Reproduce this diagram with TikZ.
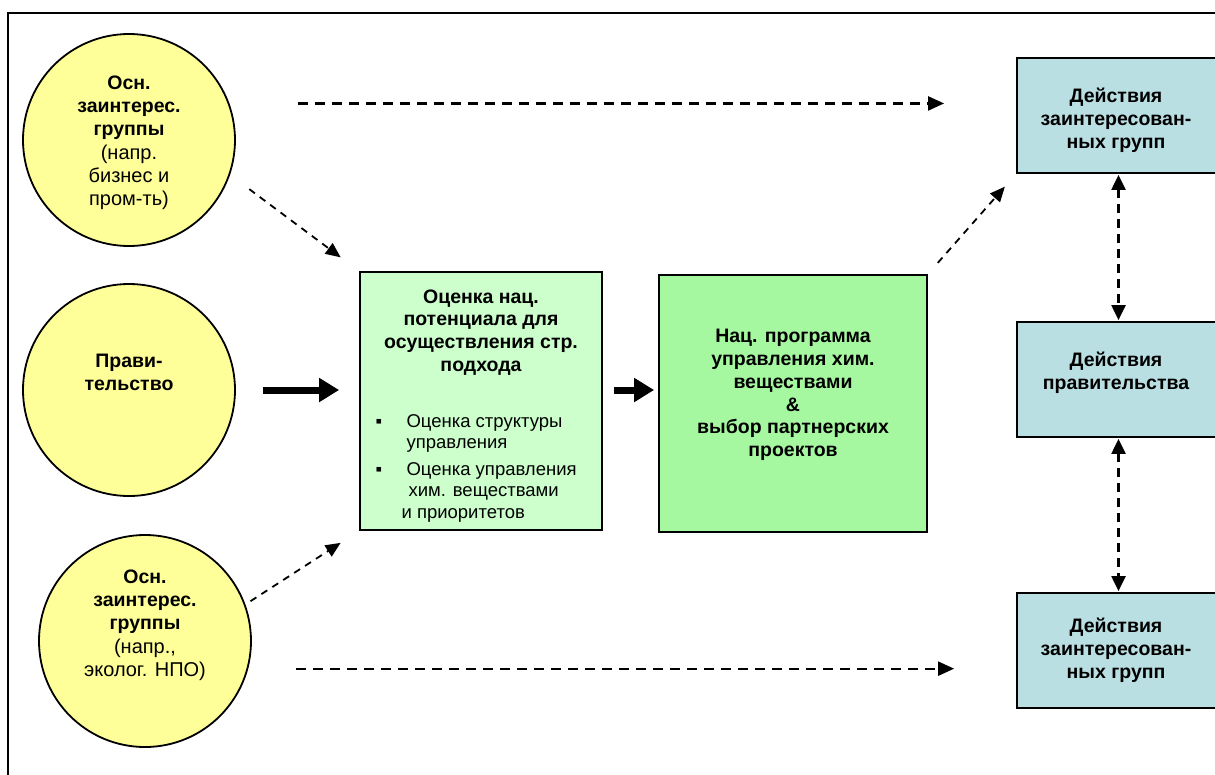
\documentclass[tikz,border=0pt]{standalone}
\usepackage{fontspec}
\setmainfont{Liberation Sans}
\usetikzlibrary{%
    arrows.meta,
    calc,
    positioning
}

\definecolor{stakeyellow}{HTML}{FFFF99}
\definecolor{assessgreen}{HTML}{CCFFCC}
\definecolor{proggreen}{HTML}{A6F8A0}
\definecolor{actblue}{HTML}{BADFE3}

\tikzset{
    stakecircle/.style={circle, draw, line width=1.8pt, fill=stakeyellow,
                        minimum size=212pt, inner sep=0pt},
    boxbase/.style={rectangle, draw, line width=1.8pt, inner sep=0pt},
    boldtext/.style={font=\fontsize{19.5}{22.8}\selectfont\bfseries, align=center},
    plaintext/.style={font=\fontsize{20}{23}\selectfont, align=center},
    listtext/.style={font=\fontsize{18.5}{21.5}\selectfont, align=left},
    dasharrow/.style={line width=2.2pt, dash pattern=on 10pt off 7pt,
                      -{Triangle[length=16pt,width=14pt]}},
    slantarrow/.style={line width=1.8pt, dash pattern=on 7pt off 6pt,
                       -{Triangle[length=15pt,width=13pt]}},
    twinarrow/.style={line width=2.2pt, dash pattern=on 9pt off 6pt,
                      {Triangle[length=15pt,width=14pt]}-{Triangle[length=15pt,width=14pt]}},
    fatarrow/.style={line width=7pt, -{Triangle[length=20pt,width=23pt]}}
}

\begin{document}
\begin{tikzpicture}[x=1pt, y=-1pt]
    \useasboundingbox (0,0) rectangle (1215,774);
    \clip (0,0) rectangle (1215,774);

    % outer frame
    \draw[line width=1.8pt] (8,790) |- (1230,13);

    % stakeholder circles
    \foreach \Name/\X/\Y in {stake1/129/140, gov/129/390, stake3/145/641}
        \node[stakecircle] (\Name) at (\X,\Y) {};

    \node[boldtext] (stake1top) at (129,108)
        {Осн.\\заинтерес.\\группы};
    \node[plaintext, below=-2pt of stake1top] (stake1sub)
        {(напр.\\бизнес и\\пром-ть)};

    \node[boldtext] (govtext) at (129,372) {Прави-\\тельство};

    \node[boldtext] (stake3top) at (145,602)
        {Осн.\\заинтерес.\\группы};
    \node[plaintext, below=-2pt of stake3top] (stake3sub)
        {(напр.,\\эколог. НПО)};

    % assessment and programme
    \node[boxbase, fill=assessgreen, minimum width=242pt, minimum height=258pt]
        (assess) at (481,401) {};
    \node[boldtext, anchor=north] (assesstitle) at (481,286)
        {Оценка нац.\\потенциала для\\осуществления стр.\\подхода};
    \node[listtext, anchor=north west] (assesslist) at (372,411) {%
        \makebox[31pt][l]{▪}Оценка структуры\\
        \hspace*{31pt}управления\\[5pt]
        \makebox[31pt][l]{▪}Оценка управления\\
        \hspace*{33pt}хим. веществами\\
        \hspace*{26pt}и приоритетов};

    \node[boxbase, fill=proggreen, minimum width=268pt, minimum height=257pt]
        (prog) at (793,403.5) {};
    \node[boldtext] (progtext) at (793,395)
        {Нац. программа\\управления хим.\\веществами\\\&\\выбор партнерских\\проектов};

    % actions
    \foreach \Name/\Y in {act1/115.5, act2/379.5, act3/650.5}
        \node[boxbase, fill=actblue, minimum width=203pt, minimum height=115pt]
            (\Name) at (1118.5,\Y) {};

    \node[boldtext] (act1text) at (1116,120)
        {Действия\\заинтересован-\\ных групп};
    \node[boldtext] (act2text) at (1116,373)
        {Действия\\правительства};
    \node[boldtext] (act3text) at (1116,650)
        {Действия\\заинтересован-\\ных групп};

    % connectors
    \draw[dasharrow, shorten <=69pt, shorten >=72pt]
        (stake1.20) -- (act1.west |- stake1.20);
    \draw[dasharrow, shorten <=48pt, shorten >=62pt]
        (stake3.-15) -- (act3.west |- stake3.-15);

    \draw[slantarrow, shorten <=24pt, shorten >=23pt]
        (stake1.-19) -- (assess.north west);
    \draw[slantarrow, shorten <=6pt, shorten >=22pt]
        (stake3.20) -- (assess.south west);
    \draw[slantarrow, shorten <=15pt, shorten >=17pt]
        (prog.north east) -- (act1.south west);

    \draw[fatarrow, shorten <=27pt, shorten >=20pt]
        (gov.east) -- (assess.west |- gov.east);
    \draw[fatarrow, shorten <=11pt, shorten >=4pt]
        (assess.east |- gov.east) -- (prog.west |- gov.east);

    \draw[twinarrow, shorten <=1pt, shorten >=1pt] (act1.south) -- (act2.north);
    \draw[twinarrow, shorten <=1pt, shorten >=1pt] (act2.south) -- (act3.north);
\end{tikzpicture}
\end{document}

> _Instructions to follow_
Leave the images out and output the remaining material exactly as it stands.

> _Solution for this task_
Reproduce this diagram with TikZ.
\documentclass[tikz,border=0pt]{standalone}
\usepackage{fontspec}
\setmainfont{Liberation Sans}
\usetikzlibrary{%
    arrows.meta,
    calc,
    positioning
}

\definecolor{stakeyellow}{HTML}{FFFF99}
\definecolor{assessgreen}{HTML}{CCFFCC}
\definecolor{proggreen}{HTML}{A6F8A0}
\definecolor{actblue}{HTML}{BADFE3}

\tikzset{
    stakecircle/.style={circle, draw, line width=1.8pt, fill=stakeyellow,
                        minimum size=212pt, inner sep=0pt},
    boxbase/.style={rectangle, draw, line width=1.8pt, inner sep=0pt},
    boldtext/.style={font=\fontsize{19.5}{22.8}\selectfont\bfseries, align=center},
    plaintext/.style={font=\fontsize{20}{23}\selectfont, align=center},
    listtext/.style={font=\fontsize{18.5}{21.5}\selectfont, align=left},
    dasharrow/.style={line width=2.2pt, dash pattern=on 10pt off 7pt,
                      -{Triangle[length=16pt,width=14pt]}},
    slantarrow/.style={line width=1.8pt, dash pattern=on 7pt off 6pt,
                       -{Triangle[length=15pt,width=13pt]}},
    twinarrow/.style={line width=2.2pt, dash pattern=on 9pt off 6pt,
                      {Triangle[length=15pt,width=14pt]}-{Triangle[length=15pt,width=14pt]}},
    fatarrow/.style={line width=7pt, -{Triangle[length=20pt,width=23pt]}}
}

\begin{document}
\begin{tikzpicture}[x=1pt, y=-1pt]
    \useasboundingbox (0,0) rectangle (1215,774);
    \clip (0,0) rectangle (1215,774);

    % outer frame
    \draw[line width=1.8pt] (8,790) |- (1230,13);

    % stakeholder circles
    \foreach \Name/\X/\Y in {stake1/129/140, gov/129/390, stake3/145/641}
        \node[stakecircle] (\Name) at (\X,\Y) {};

    \node[boldtext] (stake1top) at (129,108)
        {Осн.\\заинтерес.\\группы};
    \node[plaintext, below=-2pt of stake1top] (stake1sub)
        {(напр.\\бизнес и\\пром-ть)};

    \node[boldtext] (govtext) at (129,372) {Прави-\\тельство};

    \node[boldtext] (stake3top) at (145,602)
        {Осн.\\заинтерес.\\группы};
    \node[plaintext, below=-2pt of stake3top] (stake3sub)
        {(напр.,\\эколог. НПО)};

    % assessment and programme
    \node[boxbase, fill=assessgreen, minimum width=242pt, minimum height=258pt]
        (assess) at (481,401) {};
    \node[boldtext, anchor=north] (assesstitle) at (481,286)
        {Оценка нац.\\потенциала для\\осуществления стр.\\подхода};
    \node[listtext, anchor=north west] (assesslist) at (372,411) {%
        \makebox[31pt][l]{▪}Оценка структуры\\
        \hspace*{31pt}управления\\[5pt]
        \makebox[31pt][l]{▪}Оценка управления\\
        \hspace*{33pt}хим. веществами\\
        \hspace*{26pt}и приоритетов};

    \node[boxbase, fill=proggreen, minimum width=268pt, minimum height=257pt]
        (prog) at (793,403.5) {};
    \node[boldtext] (progtext) at (793,395)
        {Нац. программа\\управления хим.\\веществами\\\&\\выбор партнерских\\проектов};

    % actions
    \foreach \Name/\Y in {act1/115.5, act2/379.5, act3/650.5}
        \node[boxbase, fill=actblue, minimum width=203pt, minimum height=115pt]
            (\Name) at (1118.5,\Y) {};

    \node[boldtext] (act1text) at (1116,120)
        {Действия\\заинтересован-\\ных групп};
    \node[boldtext] (act2text) at (1116,373)
        {Действия\\правительства};
    \node[boldtext] (act3text) at (1116,650)
        {Действия\\заинтересован-\\ных групп};

    % connectors
    \draw[dasharrow, shorten <=69pt, shorten >=72pt]
        (stake1.20) -- (act1.west |- stake1.20);
    \draw[dasharrow, shorten <=48pt, shorten >=62pt]
        (stake3.-15) -- (act3.west |- stake3.-15);

    \draw[slantarrow, shorten <=24pt, shorten >=23pt]
        (stake1.-19) -- (assess.north west);
    \draw[slantarrow, shorten <=6pt, shorten >=22pt]
        (stake3.20) -- (assess.south west);
    \draw[slantarrow, shorten <=15pt, shorten >=17pt]
        (prog.north east) -- (act1.south west);

    \draw[fatarrow, shorten <=27pt, shorten >=20pt]
        (gov.east) -- (assess.west |- gov.east);
    \draw[fatarrow, shorten <=11pt, shorten >=4pt]
        (assess.east |- gov.east) -- (prog.west |- gov.east);

    \draw[twinarrow, shorten <=1pt, shorten >=1pt] (act1.south) -- (act2.north);
    \draw[twinarrow, shorten <=1pt, shorten >=1pt] (act2.south) -- (act3.north);
\end{tikzpicture}
\end{document}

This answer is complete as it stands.